Core inflation, which excludes energy and food prices, also fell to 8.1% in cities and 10.7% in rural areas. Urban inflation slowed to 4.4%, while rural inflation dropped to 3.6%, driven by reduced food inflation.
Non-perishable food prices fell by 1.4%, with wheat and flour prices decreasing by 34% due to the withdrawal of agricultural support prices. In contrast, prices of perishable food items rose by 11%, led by increases in onions, vegetables, and fruits.
The State Bank of Pakistan, which has already cut the policy rate from 22% to 13%, is expected to meet later this month to decide on further adjustments. With average core inflation remaining almost 4% below the policy rate, the central bank has room for further rate cuts to support economic growth.

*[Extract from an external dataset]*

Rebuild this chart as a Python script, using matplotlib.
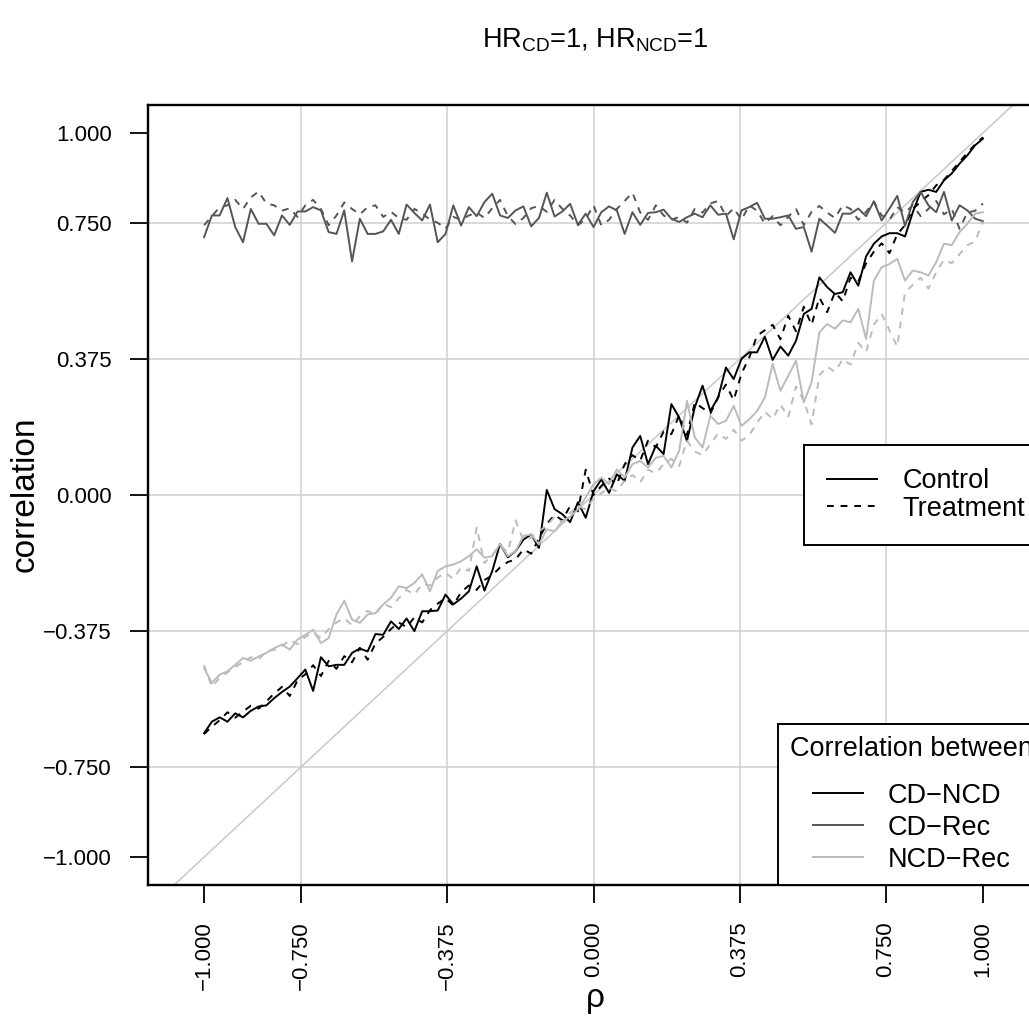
import numpy as np
import matplotlib
matplotlib.use("Agg")
import matplotlib.pyplot as plt
from matplotlib.lines import Line2D

plt.rcParams['font.family'] = ['Liberation Sans', 'DejaVu Sans']
plt.rcParams['mathtext.fontset'] = 'custom'
plt.rcParams['mathtext.rm'] = 'Liberation Sans'
plt.rcParams['axes.unicode_minus'] = True

# rho grid, 101 steps from -1 to 1
rho = np.linspace(-1, 1, 101)

# correlation CD-NCD
cd_ncd_control = [
    -0.658, -0.626, -0.614, -0.626, -0.603, -0.614, -0.596, -0.584, -0.581, -0.561,
    -0.544, -0.529, -0.506, -0.482, -0.541, -0.448, -0.473, -0.469, -0.469, -0.436,
    -0.424, -0.432, -0.384, -0.386, -0.349, -0.370, -0.341, -0.376, -0.321, -0.321,
    -0.319, -0.275, -0.302, -0.286, -0.266, -0.197, -0.264, -0.210, -0.135, -0.172,
    -0.155, -0.123, -0.109, -0.146, 0.014, -0.039, -0.053, -0.075, -0.020, -0.063,
    0.010, 0.043, 0.006, 0.057, 0.039, 0.131, 0.163, 0.085, 0.136, 0.113,
    0.251, 0.214, 0.149, 0.242, 0.302, 0.232, 0.269, 0.352, 0.320, 0.376,
    0.394, 0.394, 0.437, 0.373, 0.410, 0.385, 0.426, 0.500, 0.514, 0.601,
    0.574, 0.555, 0.560, 0.615, 0.578, 0.659, 0.694, 0.714, 0.723, 0.723,
    0.714, 0.781, 0.837, 0.843, 0.837, 0.869, 0.888, 0.915, 0.938, 0.966,
    0.984]
cd_ncd_treatment = [
    -0.660, -0.640, -0.622, -0.600, -0.615, -0.598, -0.582, -0.590, -0.570, -0.548,
    -0.530, -0.555, -0.512, -0.495, -0.470, -0.500, -0.458, -0.480, -0.445, -0.462,
    -0.422, -0.455, -0.410, -0.392, -0.370, -0.352, -0.365, -0.338, -0.352, -0.318,
    -0.300, -0.285, -0.305, -0.268, -0.250, -0.262, -0.235, -0.222, -0.200, -0.185,
    -0.178, -0.150, -0.162, -0.120, -0.080, -0.055, -0.070, -0.030, -0.045, 0.070,
    0.000, 0.025, 0.045, 0.030, 0.085, 0.110, 0.095, 0.150, 0.132, 0.175,
    0.168, 0.220, 0.165, 0.255, 0.240, 0.225, 0.270, 0.305, 0.262, 0.335,
    0.380, 0.440, 0.455, 0.470, 0.430, 0.495, 0.452, 0.520, 0.470, 0.545,
    0.505, 0.560, 0.535, 0.600, 0.590, 0.640, 0.672, 0.695, 0.668, 0.720,
    0.745, 0.790, 0.810, 0.828, 0.855, 0.870, 0.895, 0.920, 0.945, 0.968,
    0.988]

# correlation CD-Rec
cd_rec_control = [
    0.712, 0.772, 0.772, 0.820, 0.740, 0.698, 0.790, 0.749, 0.749, 0.717,
    0.772, 0.746, 0.783, 0.783, 0.795, 0.786, 0.726, 0.721, 0.786, 0.645,
    0.763, 0.721, 0.721, 0.728, 0.760, 0.721, 0.802, 0.779, 0.758, 0.802,
    0.698, 0.721, 0.800, 0.744, 0.795, 0.770, 0.809, 0.832, 0.772, 0.765,
    0.786, 0.797, 0.742, 0.765, 0.835, 0.769, 0.783, 0.804, 0.746, 0.777,
    0.740, 0.781, 0.797, 0.786, 0.721, 0.781, 0.746, 0.779, 0.781, 0.788,
    0.763, 0.754, 0.767, 0.777, 0.767, 0.800, 0.774, 0.777, 0.706, 0.786,
    0.795, 0.807, 0.763, 0.763, 0.767, 0.772, 0.735, 0.740, 0.672, 0.763,
    0.744, 0.724, 0.777, 0.777, 0.791, 0.770, 0.811, 0.758, 0.791, 0.826,
    0.743, 0.809, 0.837, 0.800, 0.781, 0.837, 0.758, 0.800, 0.786, 0.763,
    0.756]
cd_rec_treatment = [
    0.745, 0.770, 0.795, 0.800, 0.815, 0.790, 0.822, 0.838, 0.805, 0.800,
    0.785, 0.792, 0.768, 0.800, 0.815, 0.790, 0.745, 0.772, 0.808, 0.790,
    0.775, 0.795, 0.800, 0.768, 0.782, 0.765, 0.760, 0.790, 0.778, 0.760,
    0.752, 0.735, 0.768, 0.760, 0.772, 0.780, 0.765, 0.792, 0.815, 0.770,
    0.748, 0.765, 0.792, 0.798, 0.782, 0.815, 0.790, 0.772, 0.745, 0.762,
    0.800, 0.745, 0.760, 0.790, 0.812, 0.835, 0.780, 0.760, 0.800, 0.772,
    0.760, 0.768, 0.752, 0.790, 0.780, 0.805, 0.812, 0.770, 0.792, 0.760,
    0.800, 0.785, 0.750, 0.770, 0.745, 0.768, 0.790, 0.745, 0.782, 0.798,
    0.780, 0.765, 0.800, 0.790, 0.760, 0.782, 0.810, 0.772, 0.760, 0.795,
    0.780, 0.800, 0.770, 0.790, 0.812, 0.775, 0.790, 0.735, 0.780, 0.785,
    0.805]

# correlation NCD-Rec
ncd_rec_control = [
    -0.478, -0.519, -0.496, -0.487, -0.469, -0.450, -0.458, -0.446, -0.436, -0.423,
    -0.413, -0.427, -0.399, -0.386, -0.372, -0.409, -0.395, -0.330, -0.292, -0.344,
    -0.353, -0.330, -0.326, -0.302, -0.284, -0.252, -0.257, -0.243, -0.219, -0.266,
    -0.210, -0.197, -0.192, -0.183, -0.169, -0.150, -0.173, -0.169, -0.135, -0.169,
    -0.155, -0.113, -0.109, -0.137, -0.095, -0.100, -0.072, -0.060, -0.040, -0.007,
    0.030, 0.048, 0.030, 0.071, 0.048, 0.085, 0.094, 0.076, 0.103, 0.108,
    0.076, 0.122, 0.260, 0.159, 0.131, 0.219, 0.196, 0.205, 0.246, 0.191,
    0.209, 0.232, 0.269, 0.362, 0.288, 0.329, 0.371, 0.256, 0.311, 0.449,
    0.472, 0.459, 0.482, 0.477, 0.514, 0.431, 0.592, 0.629, 0.638, 0.652,
    0.592, 0.620, 0.615, 0.606, 0.643, 0.694, 0.690, 0.726, 0.749, 0.777,
    0.781]
ncd_rec_treatment = [
    -0.470, -0.530, -0.505, -0.490, -0.475, -0.462, -0.448, -0.455, -0.430, -0.428,
    -0.418, -0.400, -0.412, -0.392, -0.380, -0.395, -0.370, -0.352, -0.340, -0.360,
    -0.335, -0.320, -0.330, -0.300, -0.310, -0.285, -0.262, -0.275, -0.245, -0.250,
    -0.228, -0.215, -0.232, -0.200, -0.210, -0.090, -0.188, -0.165, -0.140, -0.158,
    -0.070, -0.125, -0.118, -0.100, -0.085, -0.060, -0.075, -0.050, -0.030, -0.040,
    -0.010, 0.005, 0.020, 0.010, 0.040, 0.055, 0.035, 0.070, 0.060, 0.085,
    0.100, 0.080, 0.150, 0.120, 0.110, 0.140, 0.170, 0.155, 0.180, 0.150,
    0.165, 0.200, 0.230, 0.210, 0.250, 0.215, 0.300, 0.260, 0.195, 0.330,
    0.355, 0.340, 0.375, 0.360, 0.420, 0.395, 0.470, 0.500, 0.455, 0.410,
    0.560, 0.580, 0.600, 0.570, 0.615, 0.650, 0.640, 0.665, 0.690, 0.700,
    0.755]

tick_values = [-1.0, -0.75, -0.375, 0.0, 0.375, 0.75, 1.0]
grid_values = [-0.75, -0.375, 0.0, 0.375, 0.75]
pair_names = ['CD\u2212NCD', 'CD\u2212Rec', 'NCD\u2212Rec']
pair_colors = ['#000000', '#555555', '#BBBBBB']
arm_names = ['Control', 'Treatment']

W, H = 1029, 1023
fig = plt.figure(figsize=(W / 100, H / 100), dpi=100)
ax = fig.add_axes([148 / W, (H - 885) / H, (1039 - 148) / W, (885 - 105) / H])
ax.set_xlim(-1.144, 1.144)
ax.set_ylim(-1.077, 1.077)

# reference grid and the identity line
for g in grid_values:
    ax.axhline(g, color='#D0D0D0', lw=1.1, zorder=1)
    ax.axvline(g, color='#D0D0D0', lw=1.1, zorder=1)
ax.axline((0, 0), slope=1, color='#C8C8C8', lw=1.1, zorder=1)

series = [(cd_ncd_control, cd_ncd_treatment),
          (cd_rec_control, cd_rec_treatment),
          (ncd_rec_control, ncd_rec_treatment)]
for (ctrl, trt), col in zip(series, pair_colors):
    ax.plot(rho, ctrl, color=col, lw=1.4, zorder=3)
    ax.plot(rho, trt, color=col, lw=1.4, dashes=(3.5, 3.5), zorder=3)

labels = [f"{v:.3f}".replace('-', '\u2212') for v in tick_values]
ax.set_xticks(tick_values)
ax.set_xticklabels(labels, rotation=90, fontsize=16)
ax.set_yticks(tick_values)
ax.set_yticklabels(labels, fontsize=16)
ax.tick_params(length=13, width=1.3, pad=13, color='black')
for s in ax.spines.values():
    s.set_linewidth(1.7)

fig.text(25 / W, 1 - 494 / H, 'correlation', rotation=90, fontsize=24,
         ha='center', va='center')
fig.text(595 / W, 1 - 998 / H, '\u03c1', fontsize=24, ha='center', va='center')
fig.text(595 / W, 1 - 40 / H, r'HR$_{\mathrm{CD}}$=1, HR$_{\mathrm{NCD}}$=1',
         fontsize=19.5, ha='center', va='center')

# legend for the two arms
arm_handles = [Line2D([], [], color='black', lw=1.4),
               Line2D([], [], color='black', lw=1.4, dashes=(3.5, 3.5))]
leg1 = ax.legend(arm_handles, arm_names, loc='center right',
                 bbox_to_anchor=(1.0105, 0.5), borderaxespad=0,
                 fontsize=19.5, frameon=True, fancybox=False, framealpha=1,
                 edgecolor='black', handlelength=1.85, handletextpad=0.95,
                 borderpad=0.85, labelspacing=0.05)
leg1.get_frame().set_linewidth(1.4)
ax.add_artist(leg1)

# legend for the correlation pairs
pair_handles = [Line2D([], [], color=c, lw=1.4) for c in pair_colors]
leg2 = ax.legend(pair_handles, pair_names, loc='lower right',
                 bbox_to_anchor=(1.007, 0.0), borderaxespad=0,
                 title='Correlation between', title_fontsize=19.5,
                 fontsize=19.5, frameon=True, fancybox=False, framealpha=1,
                 edgecolor='black', handlelength=1.85, handletextpad=0.9,
                 borderpad=0.45, labelspacing=0.22)
leg2.get_frame().set_linewidth(1.4)
leg2._legend_box.sep = 15

fig.savefig('out.png', dpi=100)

Pakistan’s economy grew by just 0.92% in the first quarter of the fiscal year, hindered by high production costs and inconsistent policies. Businesses continue to seek lower energy costs and policy stability to expand operations.
The government faces additional challenges with nominal GDP growth at 8%, lower than the Federal Board of Revenue’s 16% target, leading to a revenue shortfall of Rs386 billion. Slowing inflation and sluggish industrial activity have impacted tax collections and economic performance.